The U.S. Senate on June 18 passed a bill to provide a government backup to insurance companies in case of terrorist attack. The "Terrorism Risk Insurance Act of 2002" (S. 2006), passed by a vote of 84-14, would require the government to pay 80% of claims from future terrorist attacks that exceed $5 billion, and 90% of claims more than $10 billion, with a cap of $100 billion. The government guarantee would be in effect for the rest of the year, and could be extended one year by the Treasury Secretary.

The bill must clear final negotiations with the House of Representatives, which last year approved its own version of the legislation, which President Bush also supports.

As it now stands, lacking guarantees on terrorism insurance, many contractors and developers had refused to go ahead on building projects, particularly in places like Washington which were considered prime targets.

In addition, business around, for example, the White House, are reporting that their insurance premiums are soaring, and some buildings close to the White House have been unable to get any insurance at all.

Meantime, the day after the Senate passed S. 2006, two terrorism scares hit Washington.

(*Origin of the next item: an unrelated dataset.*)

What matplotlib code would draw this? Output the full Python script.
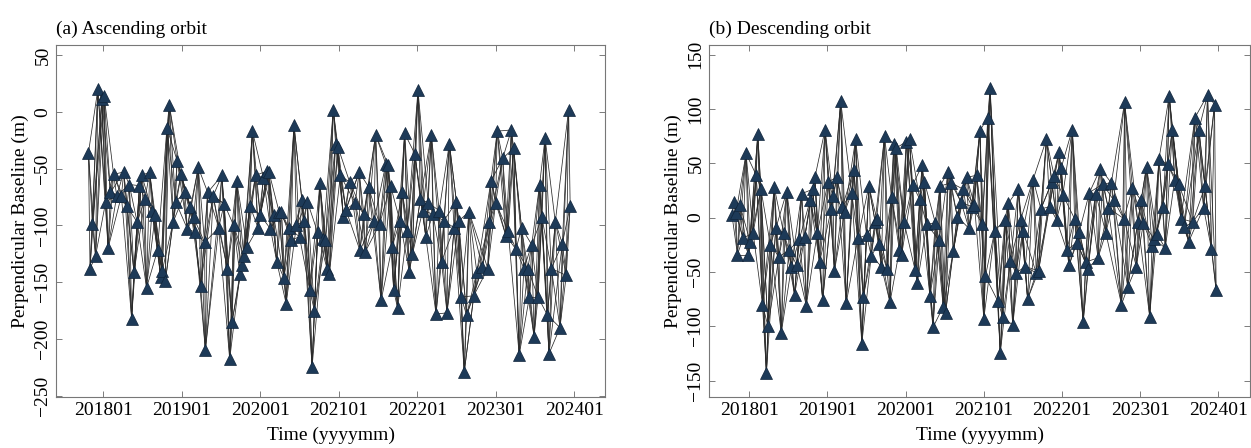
import numpy as np
import matplotlib.pyplot as plt

plt.rcParams['font.family'] = ['Liberation Serif', 'DejaVu Serif']
plt.rcParams['font.size'] = 14

# acquisition dates (decimal year) and perpendicular baselines (m), ascending orbit
asc_time = [2017.81, 2017.83, 2017.86, 2017.90, 2017.93, 2017.98, 2018.01, 2018.03, 2018.06, 2018.09,
            2018.13, 2018.17, 2018.23, 2018.26, 2018.30, 2018.33, 2018.36, 2018.39, 2018.43, 2018.46,
            2018.49, 2018.53, 2018.55, 2018.59, 2018.62, 2018.66, 2018.69, 2018.73, 2018.75, 2018.79,
            2018.81, 2018.84, 2018.89, 2018.92, 2018.94, 2018.99, 2019.04, 2019.07, 2019.11, 2019.15,
            2019.17, 2019.21, 2019.24, 2019.29, 2019.30, 2019.33, 2019.40, 2019.47, 2019.51, 2019.54,
            2019.58, 2019.61, 2019.64, 2019.66, 2019.70, 2019.74, 2019.77, 2019.79, 2019.83, 2019.87,
            2019.90, 2019.94, 2019.97, 2020.00, 2020.04, 2020.09, 2020.11, 2020.13, 2020.17, 2020.21,
            2020.24, 2020.27, 2020.30, 2020.33, 2020.36, 2020.39, 2020.43, 2020.46, 2020.50, 2020.53,
            2020.56, 2020.60, 2020.63, 2020.66, 2020.69, 2020.73, 2020.76, 2020.80, 2020.83, 2020.85,
            2020.88, 2020.93, 2020.96, 2020.99, 2021.02, 2021.06, 2021.09, 2021.14, 2021.21, 2021.26,
            2021.27, 2021.32, 2021.34, 2021.38, 2021.45, 2021.47, 2021.52, 2021.54, 2021.60, 2021.63,
            2021.66, 2021.68, 2021.70, 2021.75, 2021.78, 2021.81, 2021.84, 2021.87, 2021.90, 2021.94,
            2021.97, 2022.01, 2022.04, 2022.07, 2022.11, 2022.14, 2022.18, 2022.20, 2022.24, 2022.28,
            2022.31, 2022.34, 2022.38, 2022.41, 2022.47, 2022.50, 2022.53, 2022.56, 2022.60, 2022.63,
            2022.66, 2022.72, 2022.76, 2022.83, 2022.90, 2022.92, 2022.94, 2023.00, 2023.02, 2023.09,
            2023.13, 2023.16, 2023.20, 2023.23, 2023.26, 2023.30, 2023.33, 2023.36, 2023.41, 2023.43,
            2023.46, 2023.49, 2023.54, 2023.56, 2023.59, 2023.63, 2023.66, 2023.68, 2023.71, 2023.76,
            2023.82, 2023.85, 2023.90, 2023.93, 2023.95]
asc_bperp = [-36, -138, -99, -127, 20, 11, 14, -79, -120, -71,
             -55, -74, -74, -53, -83, -64, -182, -141, -97, -65,
             -56, -77, -155, -53, -87, -91, -122, -145, -140, -149,
             -14, 6, -97, -79, -43, -55, -71, -103, -84, -93,
             -106, -49, -153, -115, -210, -71, -74, -102, -56, -81,
             -138, -218, -185, -100, -61, -143, -135, -127, -119, -83,
             -17, -56, -102, -91, -58, -52, -53, -103, -91, -132,
             -88, -88, -146, -169, -102, -113, -12, -100, -110, -78,
             -96, -79, -157, -225, -175, -106, -63, -112, -113, -138,
             -143, 2, -28, -31, -56, -93, -86, -62, -80, -53,
             -122, -90, -123, -66, -96, -20, -99, -166, -46, -47,
             -65, -119, -157, -173, -96, -71, -19, -105, -141, -125,
             -37, 19, -77, -87, -110, -80, -20, -90, -178, -87,
             -132, -96, -177, -28, -102, -79, -96, -163, -229, -179,
             -88, -162, -141, -137, -138, -97, -61, -80, -17, -41,
             -109, -105, -16, -32, -121, -214, -102, -138, -138, -163,
             -117, -198, -163, -64, -93, -23, -179, -213, -138, -97,
             -190, -116, -144, 2, -83]

# descending orbit
desc_time = [2017.78, 2017.80, 2017.83, 2017.85, 2017.88, 2017.92, 2017.96, 2017.99, 2018.01, 2018.05,
             2018.09, 2018.11, 2018.15, 2018.17, 2018.22, 2018.24, 2018.27, 2018.32, 2018.34, 2018.38,
             2018.41, 2018.44, 2018.48, 2018.51, 2018.54, 2018.58, 2018.61, 2018.64, 2018.67, 2018.71,
             2018.73, 2018.78, 2018.81, 2018.84, 2018.87, 2018.90, 2018.94, 2018.97, 2019.01, 2019.05,
             2019.07, 2019.09, 2019.12, 2019.17, 2019.19, 2019.22, 2019.24, 2019.31, 2019.34, 2019.36,
             2019.39, 2019.44, 2019.46, 2019.50, 2019.53, 2019.56, 2019.61, 2019.63, 2019.66, 2019.69,
             2019.73, 2019.76, 2019.80, 2019.82, 2019.85, 2019.88, 2019.92, 2019.95, 2019.98, 2020.01,
             2020.05, 2020.09, 2020.12, 2020.15, 2020.18, 2020.21, 2020.24, 2020.27, 2020.31, 2020.35,
             2020.38, 2020.43, 2020.44, 2020.48, 2020.51, 2020.54, 2020.58, 2020.61, 2020.66, 2020.71,
             2020.74, 2020.78, 2020.81, 2020.85, 2020.88, 2020.91, 2020.95, 2020.98, 2021.00, 2021.02,
             2021.05, 2021.08, 2021.14, 2021.18, 2021.21, 2021.24, 2021.27, 2021.31, 2021.34, 2021.37,
             2021.41, 2021.44, 2021.47, 2021.50, 2021.53, 2021.56, 2021.63, 2021.67, 2021.70, 2021.73,
             2021.80, 2021.84, 2021.87, 2021.90, 2021.93, 2021.96, 2021.99, 2022.01, 2022.06, 2022.09,
             2022.13, 2022.16, 2022.19, 2022.22, 2022.27, 2022.30, 2022.33, 2022.35, 2022.43, 2022.46,
             2022.49, 2022.52, 2022.56, 2022.59, 2022.63, 2022.66, 2022.76, 2022.79, 2022.80, 2022.84,
             2022.90, 2022.95, 2022.97, 2023.01, 2023.04, 2023.08, 2023.12, 2023.15, 2023.18, 2023.21,
             2023.24, 2023.29, 2023.32, 2023.35, 2023.37, 2023.41, 2023.44, 2023.49, 2023.52, 2023.56,
             2023.62, 2023.67, 2023.70, 2023.75, 2023.81, 2023.83, 2023.86, 2023.91, 2023.95, 2023.97]
desc_bperp = [2, 14, 4, -34, 12, -19, 59, -34, -22, -14,
              39, 77, 26, -80, -143, -100, -25, 28, -10, -36,
              -106, -14, 24, -30, -45, -71, -44, -20, 22, -18,
              -81, 16, 26, 37, -14, -41, -76, 81, 33, 8,
              20, -49, 37, 107, 10, 5, -79, 23, 44, 72,
              -19, -116, -73, -16, 29, -35, -4, -1, -24, -45,
              75, -47, -78, 19, 68, 64, -30, -34, -4, 70,
              72, 30, -48, -60, 17, 48, 33, -6, -72, -101,
              -5, -21, 29, -82, -88, 42, 32, -31, 1, 14,
              26, 37, -10, 10, 12, 39, 80, -6, -93, -54,
              92, 119, -12, -77, -125, -91, -2, 13, -40, -99,
              -51, 26, -2, -12, -45, -75, 35, -51, -49, 8,
              72, 10, 33, 38, -2, 60, 46, 21, -30, -44,
              81, -1, -23, -13, -96, -41, -47, 23, 22, -37,
              45, 31, -14, 9, 32, 16, -80, -1, 106, -64,
              27, -45, -4, 16, -5, 47, -91, -26, -20, -15,
              54, 10, -28, 49, 112, 81, 35, 31, -1, -9,
              -22, -4, 92, 81, 9, 29, 113, -29, 104, -67]

tick_years = [2018, 2019, 2020, 2021, 2022, 2023, 2024]
tick_labels = ['201801', '201901', '202001', '202101', '202201', '202301', '202401']

n_links = 4  # each acquisition paired with the next few acquisitions

fig = plt.figure(figsize=(12.51, 4.48), dpi=100)
ax1 = fig.add_axes([0.045, 0.114, 0.439, 0.786])
ax2 = fig.add_axes([0.567, 0.114, 0.432, 0.786])


def draw_network(ax, t, b):
    t = np.array(t)
    b = np.array(b)
    for i in range(len(t)):
        for j in range(i + 1, min(i + 1 + n_links, len(t))):
            ax.plot([t[i], t[j]], [b[i], b[j]], color='#2a2a2a', lw=0.55, zorder=2)
    ax.plot(t, b, '^', ms=8.5, mfc='#1d3a58', mec='#10243a', mew=0.5, zorder=3)


draw_network(ax1, asc_time, asc_bperp)
draw_network(ax2, desc_time, desc_bperp)

for ax in (ax1, ax2):
    ax.set_xticks(tick_years)
    ax.set_xticklabels(tick_labels)
    ax.tick_params(direction='in', top=True, right=True, length=4, width=0.6, color='#666666')
    for s in ax.spines.values():
        s.set_color('#777777')
        s.set_linewidth(0.8)
    ax.set_xlabel('Time (yyyymm)', labelpad=6)
    ax.set_ylabel('Perpendicular Baseline (m)', labelpad=4)

ax1.set_xlim(2017.40, 2024.40)
ax1.set_ylim(-251, 59)
ax1.set_yticks([50, 0, -50, -100, -150, -200, -250])
ax2.set_xlim(2017.49, 2024.40)
ax2.set_ylim(-165, 159)
ax2.set_yticks([150, 100, 50, 0, -50, -100, -150])

for ax in (ax1, ax2):
    plt.setp(ax.get_yticklabels(), rotation=90, va='center')

ax1.set_title('(a) Ascending orbit', loc='left', fontsize=14, pad=8)
ax2.set_title('(b) Descending orbit', loc='left', fontsize=14, pad=8)

fig.savefig('out.png', dpi=100)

The first occurred when a suspicious package was found at the Federal Reserve, which was evacuated; surrounding streets were closed during the afternoon rush hour, causing enormous traffic jams.

The second incident occurred around 8:00 p.m. that evening, when a light Cessna plane entered prohibited air space near the White House, causing a partial evacuation of staff there (President and Mrs. Bush were in the White House, but were not evacuated and did not learn of the incident till the next day).

NORAD scrambled fighter jets; then the Cessna pilot made contact with Leesburg, Va. Air Traffic Control facility, which put him in touch with NORAD, whose fighter jets escorted him to the Richmond airport. The F-16s that were scrambled from Andrews Air Force Base did not actually intercept the plane before it made its closest pass to the White House, highlighting the vulnerabilities of the executive mansion and raising concerns that it may be necessary to return to 24-hour-a-day air patrol coverage over Washington.

AFL-CIO Announces Campaign To Defeat 'Fast Track'

The AFL-CIO has announced a major media campaign to defeat "fast track"—Presidential trade negotiation authority—in the House of Representatives. The giant union federation will begin advertising in a dozen Congressional districts by the beginning of July as part of this effort, and promises a fierce campaign to defeat the legislation.